#### What you have to do:
Your reply should be one number: the count of lines holding the word "this".

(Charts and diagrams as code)
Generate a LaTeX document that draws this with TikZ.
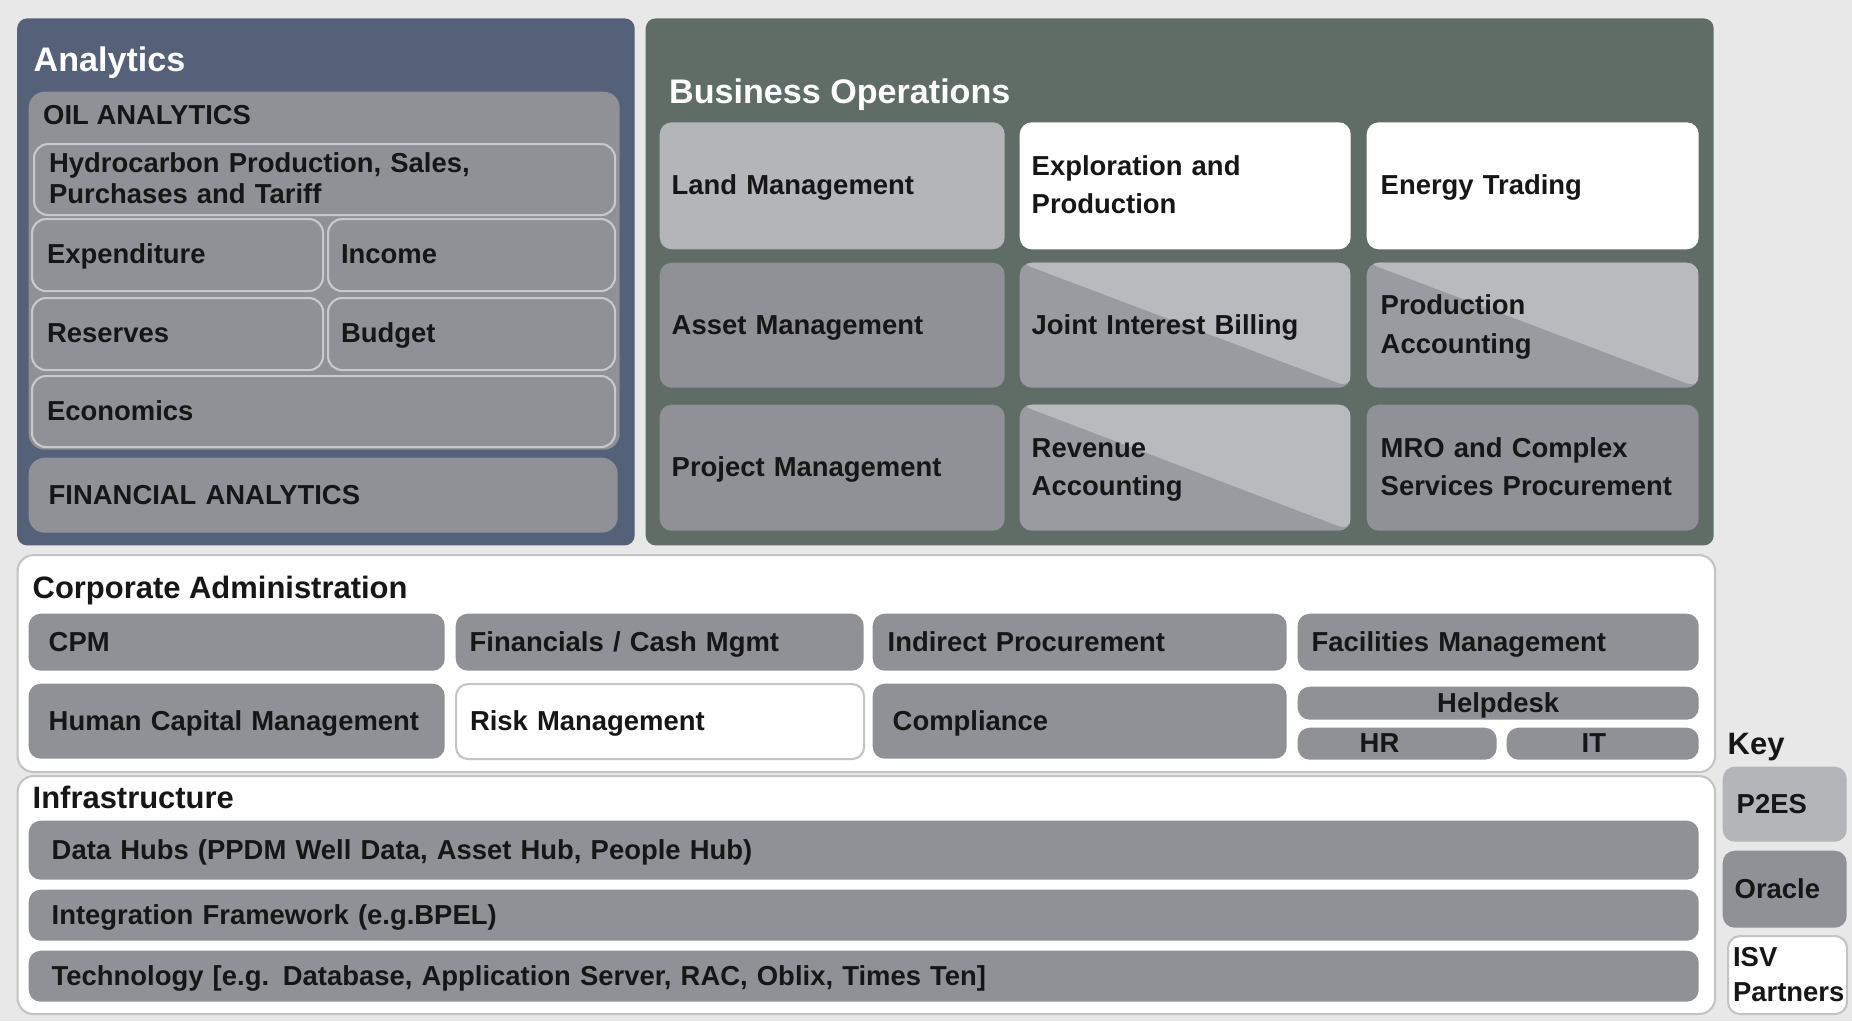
\documentclass[tikz,border=0pt]{standalone}
\usepackage{fontspec}
\setmainfont{Liberation Sans}
\definecolor{bgc}{HTML}{E8E8E8}
\definecolor{anac}{HTML}{556079}
\definecolor{busc}{HTML}{5F6D66}
\definecolor{midc}{HTML}{909196}
\definecolor{litc}{HTML}{B4B5B9}
\definecolor{dgc}{HTML}{9A9BA0}
\definecolor{dlc}{HTML}{B9BABE}
\definecolor{edgec}{HTML}{C8C9CC}
\definecolor{framec}{HTML}{C4C4C4}
\definecolor{inkc}{HTML}{161616}

\newlength{\pxu}\setlength{\pxu}{0.01cm}
\newcommand{\tstrut}{\rule[-2pt]{0pt}{9pt}}
\tikzset{tpad/.store in=\tilepad, tpad=12}
% \tilebox[style]{name}{x}{y}{width}{height}{text}, all in pixels
\newcommand{\tilebox}[7][]{%
  \node[tile,#1,minimum width={#5*\pxu},minimum height={#6*\pxu},
    text width={(#5-2*\tilepad)*\pxu}] (#2) at (#3,#4) {#7};}

\begin{document}
\begin{tikzpicture}[
  x=0.01cm, y=-0.01cm,
  tile/.style = {anchor=north west, rounded corners=0.12cm, inner xsep={\tilepad*\pxu},
    inner ysep=0pt, align=left, text=inkc, font=\bfseries\fontsize{7.8}{11}\selectfont,
    execute at begin node=\tstrut, execute at end node=\tstrut},
  grey/.style = {tile, fill=midc},
  pale/.style = {tile, fill=litc},
  blank/.style = {tile, fill=white},
  framed/.style = {tile, fill=white, draw=framec, line width=0.6pt},
  board/.style = {tile, fill=white, draw=framec, line width=0.6pt, rounded corners=0.16cm},
  sub/.style = {grey, draw=edgec, line width=0.6pt, rounded corners=0.14cm},
  split/.style = {tile, fill=dgc, path picture={
    \fill[dlc] (path picture bounding box.north west) -- (path picture bounding box.north east)
      -- (path picture bounding box.south east) -- cycle;}},
  panel/.style = {tile, rounded corners=0.1cm},
  ptitle/.style = {anchor=west, inner sep=0pt, text=white, font=\bfseries\fontsize{9.7}{11}\selectfont},
  btitle/.style = {ptitle, text=inkc, font=\bfseries\fontsize{8.8}{11}\selectfont},
  mid/.style = {align=center}
]
  \fill[bgc] (0,0) rectangle (1852,1021);
  \useasboundingbox (0,0) rectangle (1852,1021);

  % analytics
  \tilebox[panel, fill=anac]{ana}{16.5}{17.7}{617.5}{527}{}
  \node[ptitle] (anat) at (33,63) {Analytics};
  \tilebox[grey, rounded corners=0.16cm]{oil}{28}{91}{591}{358}{}
  \node[btitle, font=\bfseries\fontsize{7.8}{11}\selectfont] (oilt) at (42.5,115) {OIL ANALYTICS};
  \tilebox[sub, tpad=15, execute at end node={}]{hyd}{33}{143}{581}{71}{Hydrocarbon Production, Sales,\\[-2.2pt]Purchases and Tariff}
  \tilebox[sub, tpad=15]{expd}{31}{218}{291}{72}{Expenditure}
  \tilebox[sub, tpad=13]{inc}{327}{218}{287}{72}{Income}
  \tilebox[sub, tpad=15]{res}{31}{297}{291}{72}{Reserves}
  \tilebox[sub, tpad=13]{bud}{327}{297}{287}{72}{Budget}
  \tilebox[sub, tpad=15]{eco}{31}{375}{583}{71}{Economics}
  \tilebox[grey, tpad=20, rounded corners=0.16cm]{fin}{28}{457}{589}{75}{FINANCIAL ANALYTICS}

  % business operations
  \tilebox[panel, fill=busc]{bus}{645}{17.7}{1068}{527}{}
  \node[ptitle] (bust) at (668.5,95) {Business Operations};
  \tilebox[pale]{land}{659}{121.6}{345}{127}{Land Management}
  \tilebox[blank]{expl}{1019}{121.6}{331}{127}{Exploration and\\Production}
  \tilebox[blank, tpad=14]{trad}{1366}{121.6}{332}{127}{Energy Trading}
  \tilebox[grey]{asset}{659}{262}{345}{125}{Asset Management}
  \tilebox[split]{jib}{1019}{262}{331}{125}{Joint Interest Billing}
  \tilebox[split, tpad=14]{pacc}{1366}{262}{332}{125}{Production\\Accounting}
  \tilebox[grey]{proj}{659}{404}{345}{126}{Project Management}
  \tilebox[split]{racc}{1019}{404}{331}{126}{Revenue\\Accounting}
  \tilebox[grey, tpad=14]{mro}{1366}{404}{332}{126}{MRO and Complex\\Services Procurement}

  % corporate administration
  \tilebox[board]{corp}{16.5}{554}{1697.5}{217}{}
  \node[btitle] (corpt) at (32,590) {Corporate Administration};
  \tilebox[grey, tpad=20]{cpm}{28}{613}{416}{57}{CPM}
  \tilebox[grey, tpad=14]{fcm}{455}{613}{408}{57}{Financials / Cash Mgmt}
  \tilebox[grey, tpad=15]{ind}{872}{613}{414}{57}{Indirect Procurement}
  \tilebox[grey, tpad=14]{fac}{1297}{613}{401}{57}{Facilities Management}
  \tilebox[grey, tpad=20]{hcm}{28}{683}{416}{75}{Human Capital Management}
  \tilebox[framed, tpad=14]{risk}{455}{683}{408}{75}{Risk Management}
  \tilebox[grey, tpad=20]{comp}{872}{683}{414}{75}{Compliance}
  \tilebox[grey, mid]{help}{1297}{686}{401}{33}{Helpdesk}
  \tilebox[grey, tpad=62]{hr}{1297}{727}{199}{32}{HR}
  \tilebox[grey, tpad=75]{it}{1506}{727}{192}{32}{IT}

  % infrastructure
  \tilebox[board]{infra}{16.5}{775}{1697.5}{238}{}
  \node[btitle] (infrat) at (32,797) {Infrastructure};
  \tilebox[grey, tpad=23]{hubs}{28}{820}{1670}{59}{Data Hubs (PPDM Well Data, Asset Hub, People Hub)}
  \tilebox[grey, tpad=23]{intg}{28}{889}{1670}{51}{Integration Framework (e.g.BPEL)}
  \tilebox[grey, tpad=23]{tech}{28}{950}{1670}{51}{Technology [e.g. Database, Application Server, RAC, Oblix, Times Ten]}

  % key
  \node[btitle] (keyt) at (1727,747) {Key};
  \tilebox[pale, tpad=14]{p2es}{1722}{766}{124}{75}{P2ES}
  \tilebox[grey, tpad=12]{orcl}{1722}{850}{124}{77}{Oracle}
  \tilebox[framed, tpad=5, font=\bfseries\fontsize{7.8}{10}\selectfont]{isv}{1727}{935}{119}{78}{ISV\\Partners}
\end{tikzpicture}
\end{document}
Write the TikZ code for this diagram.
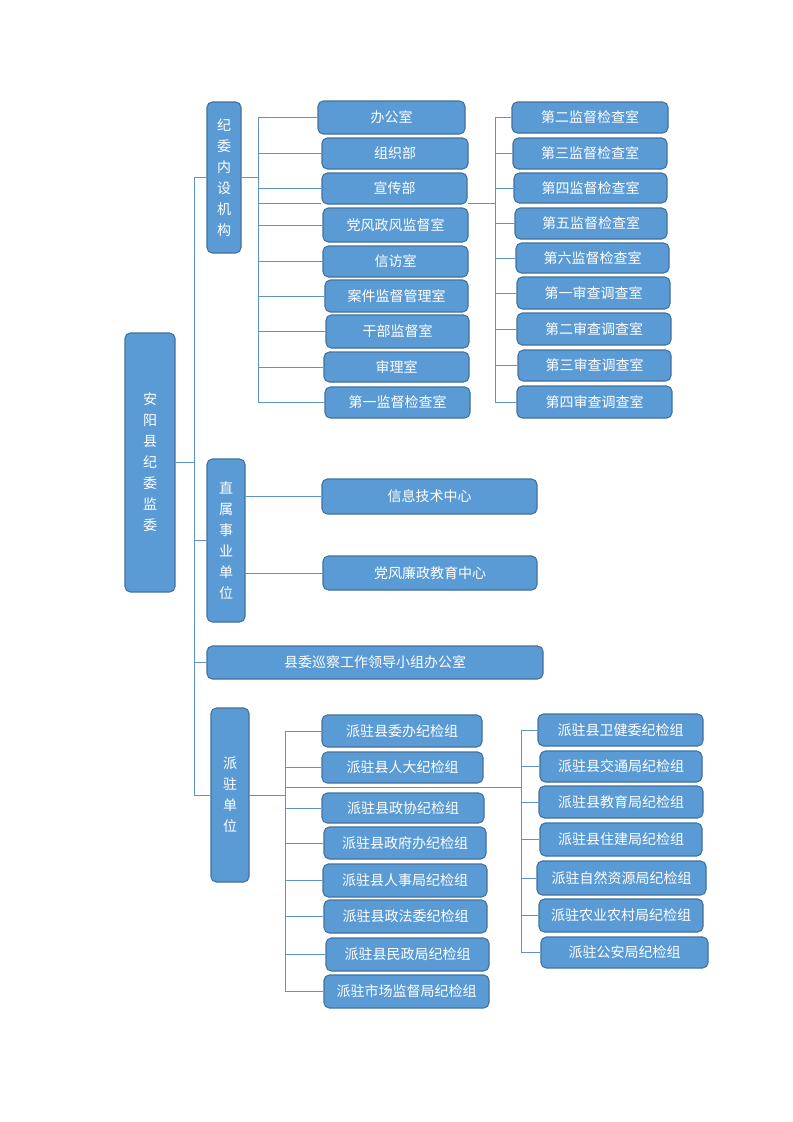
\documentclass[tikz,border=0pt]{standalone}
\usepackage{fontspec}
\setmainfont{Noto Sans CJK SC}
\definecolor{boxfill}{HTML}{5B9BD5}
\definecolor{boxline}{HTML}{41719C}
\definecolor{conn}{HTML}{5F93C8}
\tikzset{
  box/.style={draw=boxline, line width=0.8pt, fill=boxfill, rounded corners=4pt,
    text=white, inner sep=0pt, align=center,
    font=\fontsize{10.5}{15.75}\selectfont},
  conline/.style={draw=conn, line width=0.7pt}
}
\newcommand\bx[6]{\node[box, minimum width={(#4-#2)*0.75pt}, minimum height={(#5-#3)*0.75pt}] (#1) at ({(#2+#4)/2},{(#3+#5)/2}) {#6};}
\begin{document}
\begin{tikzpicture}[x=0.75pt,y=-0.75pt]
\useasboundingbox (0,0) rectangle (793,1122);
\fill[white] (0,0) rectangle (793,1122);
% named bus coordinates
\coordinate (trunk) at (194,0);
\coordinate (busA) at (258,0);
\coordinate (busB) at (495,0);
\coordinate (busC) at (285,0);
\coordinate (busD) at (521,0);
\coordinate (hB) at (495,203);
\coordinate (hD) at (521,787);

\bx{root}{125}{333}{175}{592}{安\\阳\\县\\纪\\委\\监\\委}
\bx{n1}{207}{102}{241}{253}{纪\\委\\内\\设\\机\\构}
\bx{n2}{207}{459}{245}{622}{直\\属\\事\\业\\单\\位}
\bx{n3}{207}{646}{543}{679}{县委巡察工作领导小组办公室}
\bx{n4}{211}{708}{249}{882}{派\\驻\\单\\位}

\bx{a1}{318}{101}{465}{134}{办公室}
\bx{a2}{322}{138}{468}{169}{组织部}
\bx{a3}{322}{173}{467}{204}{宣传部}
\bx{a4}{323}{208}{468}{242}{党风政风监督室}
\bx{a5}{323}{246}{468}{277}{信访室}
\bx{a6}{325}{280}{468}{312}{案件监督管理室}
\bx{a7}{326}{315}{469}{348}{干部监督室}
\bx{a8}{324}{352}{469}{382}{审理室}
\bx{a9}{325}{387}{470}{418}{第一监督检查室}

\bx{b1}{512}{102}{668}{133}{第二监督检查室}
\bx{b2}{513}{138}{667}{169}{第三监督检查室}
\bx{b3}{514}{173}{667}{203}{第四监督检查室}
\bx{b4}{515}{208}{667}{239}{第五监督检查室}
\bx{b5}{516}{243}{669}{273}{第六监督检查室}
\bx{b6}{517}{277}{670}{309}{第一审查调查室}
\bx{b7}{517}{313}{671}{345}{第二审查调查室}
\bx{b8}{518}{350}{671}{381}{第三审查调查室}
\bx{b9}{517}{386}{672}{418}{第四审查调查室}

\bx{s1}{322}{479}{537}{514}{信息技术中心}
\bx{s2}{323}{556}{537}{590}{党风廉政教育中心}

\bx{c1}{322}{715}{482}{747}{派驻县委办纪检组}
\bx{c2}{322}{752}{483}{783}{派驻县人大纪检组}
\bx{c3}{322}{793}{484}{823}{派驻县政协纪检组}
\bx{c4}{324}{827}{486}{859}{派驻县政府办纪检组}
\bx{c5}{323}{864}{487}{897}{派驻县人事局纪检组}
\bx{c6}{324}{900}{487}{933}{派驻县政法委纪检组}
\bx{c7}{326}{938}{489}{971}{派驻县民政局纪检组}
\bx{c8}{324}{975}{489}{1008}{派驻市场监督局纪检组}

\bx{d1}{538}{714}{703}{746}{派驻县卫健委纪检组}
\bx{d2}{540}{751}{702}{782}{派驻县交通局纪检组}
\bx{d3}{539}{786}{703}{818}{派驻县教育局纪检组}
\bx{d4}{540}{823}{702}{856}{派驻县住建局纪检组}
\bx{d5}{537}{861}{706}{895}{派驻自然资源局纪检组}
\bx{d6}{539}{899}{703}{932}{派驻农业农村局纪检组}
\bx{d7}{541}{937}{708}{968}{派驻公安局纪检组}

% connectors
\path[conline] (root.east) -- (trunk |- root.east);
\path[conline] (trunk |- n1.west) -- (trunk |- n4.west);
\path[conline] (trunk |- n1.west) -- (n1.west);
\path[conline] (trunk |- n2.west) -- (n2.west);
\path[conline] (trunk |- n3.west) -- (n3.west);
\path[conline] (trunk |- n4.west) -- (n4.west);

\path[conline] (n1.east) -- (busA |- n1.east);
\path[conline] (busA |- a1.west) -- (busA |- a9.west);
\foreach \i in {1,...,9} {\path[conline] (busA |- a\i.west) -- (a\i.west);}
\path[conline] (busA |- hB) -- (a3.south west |- hB);
\path[conline] (a3.south east |- hB) -- (hB);
\path[conline] (busB |- b1.west) -- (busB |- b9.west);
\foreach \i in {1,...,9} {\path[conline] (busB |- b\i.west) -- (b\i.west);}

\path[conline] (n2.east |- s1.west) -- (s1.west);
\path[conline] (n2.east |- s2.west) -- (s2.west);

\path[conline] (n4.east) -- (busC |- n4.east);
\path[conline] (busC |- c1.west) -- (busC |- c8.west);
\foreach \i in {1,...,8} {\path[conline] (busC |- c\i.west) -- (c\i.west);}
\path[conline] (busC |- hD) -- (hD);
\path[conline] (busD |- d1.west) -- (busD |- d7.west);
\foreach \i in {1,...,7} {\path[conline] (busD |- d\i.west) -- (d\i.west);}
\end{tikzpicture}
\end{document}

#### Final result:
2